UNA ODA AL TIEMPO/MARIA PAGÉS: UM TRIBUTO COREOGRÁFICO À TRAJETÓRIA DA VIDA. CRÍTICA DE WAGNER CORRÊA DE ARAÚJO NO BLOG DE ÓPERA & BALLET.

 

Maria Pagés Compañia/ Una Oda al Tiempo. Agosto/ 2022. Foto/David Ruano.

 

“Todo mundo sabe que o gênio da dança mora em Maria Pagés – disso não há dúvida. Mas ela é muito mais que isso: quando dança, move tudo à sua volta e, depois de sua atuação, nem o Céu nem a Terra permanecem os mesmos” (José Saramago).

O que dizer mais depois destas palavras sobre esta emblemática continuadora da tradição do flamenco? Neste mesmo dimensionamento de uma linguagem estética e coreográfica que vai de sua poética  revalorização universal como a alma cultural da Espanha, a partir de Garcia Lorca, a figuras ímpares neste processo criador como Antonio Gades Carlos Saura.

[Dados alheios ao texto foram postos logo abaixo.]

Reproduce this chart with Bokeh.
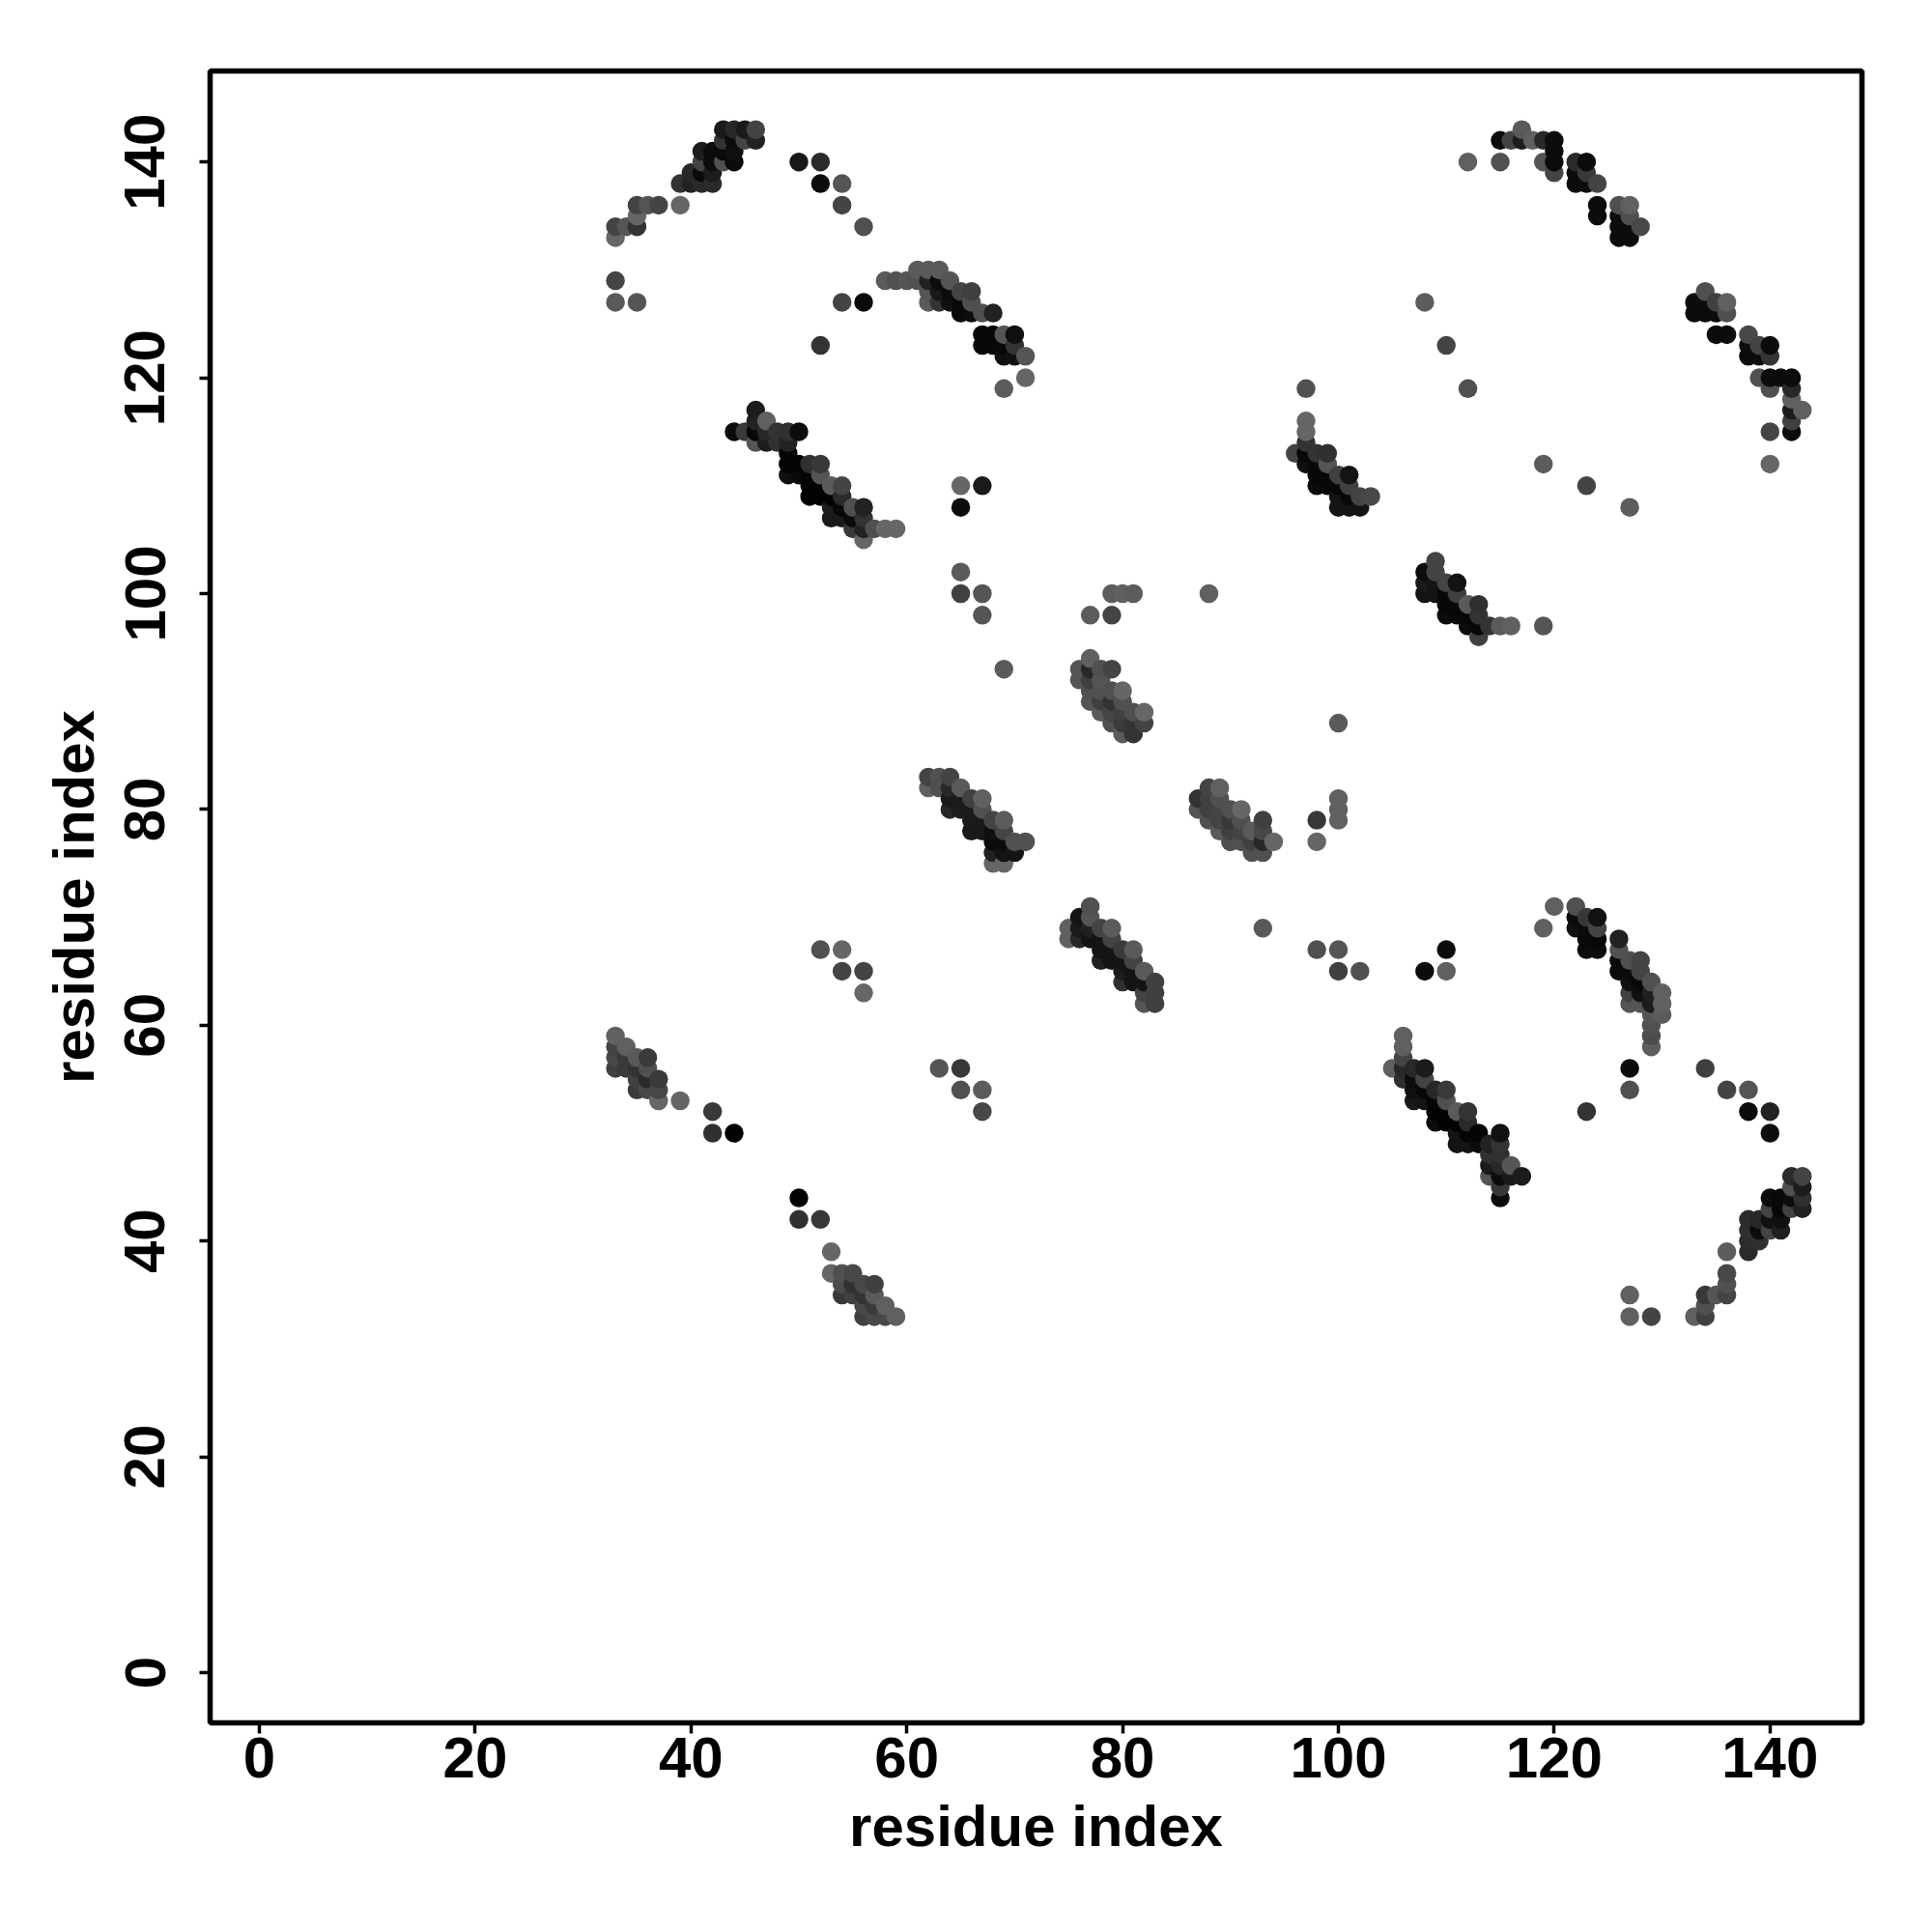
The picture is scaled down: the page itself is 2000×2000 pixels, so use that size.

Por falar nestes nomes  míticos há que se ressaltar que muito jovem ainda Maria Pagés participou de obras cinematográficas na dúplice parceria Gades/Saura como Carmen e El Amor Brujo, além de Flamenco. O que marcou definitivamente a futura trajetória da bailarina no seu direcionamento ao tríptico artístico que incorporou os ofícios de coreógrafa e diretora de sua Maria Pagés Compañia.

Transmutando-se, pouco depois, os caminhos desta sevilhana em consagrada carreira internacional a partir de uma releitura singular do flamenco entre a tradição e a modernidade, com variados atributos artísticos. Como o que ela assume, unindo fisicalidade e espiritualidade, em sua primeira obra solo – Óyeme con los Ojos, numa criação estreada em 2014 e que os palcos brasileiros tiveram o privilégio de receber em 2018.

A este espetáculo, a coreógrafa e bailarina Maria Pagés quis atribuir uma nuance mais teatral através de inserções dramatúrgico/literárias, fazendo o flamenco dançar palavras, em “diálogo consigo mesmo e com a transcendência”.

E é na retomada desta linhagem estética que ela insere o seu conceitual para Una Oda Al Tiempo, aqui usando a textualidade dramatúrgica do conceiturado escritor de ascendência árabe El Arbi El Harti, partner de arte e de vida com Maria Pagés. Fazendo um percurso pelas fases da existência humana numa transmutação especular de sua passagem e da sua transitoriedade com as estações do ano.


Maria Pagés Compañia/ Una Oda al Tiempo. Agosto/ 2022. Foto/David Ruano.

 

Em proposta cênica minimalista do casal, num palco preenchido por ela e mais seus oito energizados bailarinos, conjugando espiritualidade e corporeidade, em palavras que dançam sob o ritmo de uma poesia expressa em gestualidade sensorial.  

Acompanhados por um acurado septeto, integrado pelos naipes instrumentais (duas guitarras, violino, violoncelo, caixa) e pela envolvência  da tessitura de ecos lamentosos do “cante jondo” de uma dupla feminina. Com a afinada direção musical de Maria Pagés sob originais acordes da tradição flamenca, ao lado de particularizadas releituras indo de recortes de Vivaldi e Händel a fragmentos das trilhas de Bernard Hermann.  

Em ambiência ora feérica ora melancolizada através de um potencial jogo de efeitos luminares (Dominique You/Pau Fullana), centralizada por um pêndulo com mimético significado entre a representação solar e lunar e a marcação horária das claridades e sombras da condição humana.

Onde os figurinos masculinos são caracterizados por tons cotidianos enquanto prevalece a tradição nos trajes das bailarinas, com um destaque no brilho artesanal apresentado em danças características como as bulerias, seguiriyas, soleás e sevillanas.

Na culminância de uma referência melancólica à guerra, à senilidade (com a dança das bengalas) e à morte, numa cena de sombreamento invernal no epílogo do espetáculo, através de citações das pinturas negras de  Goya ao Picasso da Guernica.

Mas o vibrante solo final redime tudo com ar primaveril na carismática movimentação gestual e magia interativa de Maria Pagés. Que vai imprimindo sua transcendente estética coreográfica em extensivo apelo de paz entre os homens e do amor pela natureza em suas estações. Num tributo coreográfico à vida fazendo-nos acreditar, juntos com Saramago, que “depois de sua atuação, nem o Céu nem a Terra permanecem os mesmos”...

                                              Wagner Corrêa de Araújo



Maria Pagés Compañia está em temporada brasileira pela Dellarte, até 02 de setembro, apresentando-se em Curitiba, São Paulo, Rio de Janeiro, Belo Horizonte e Porto Alegre.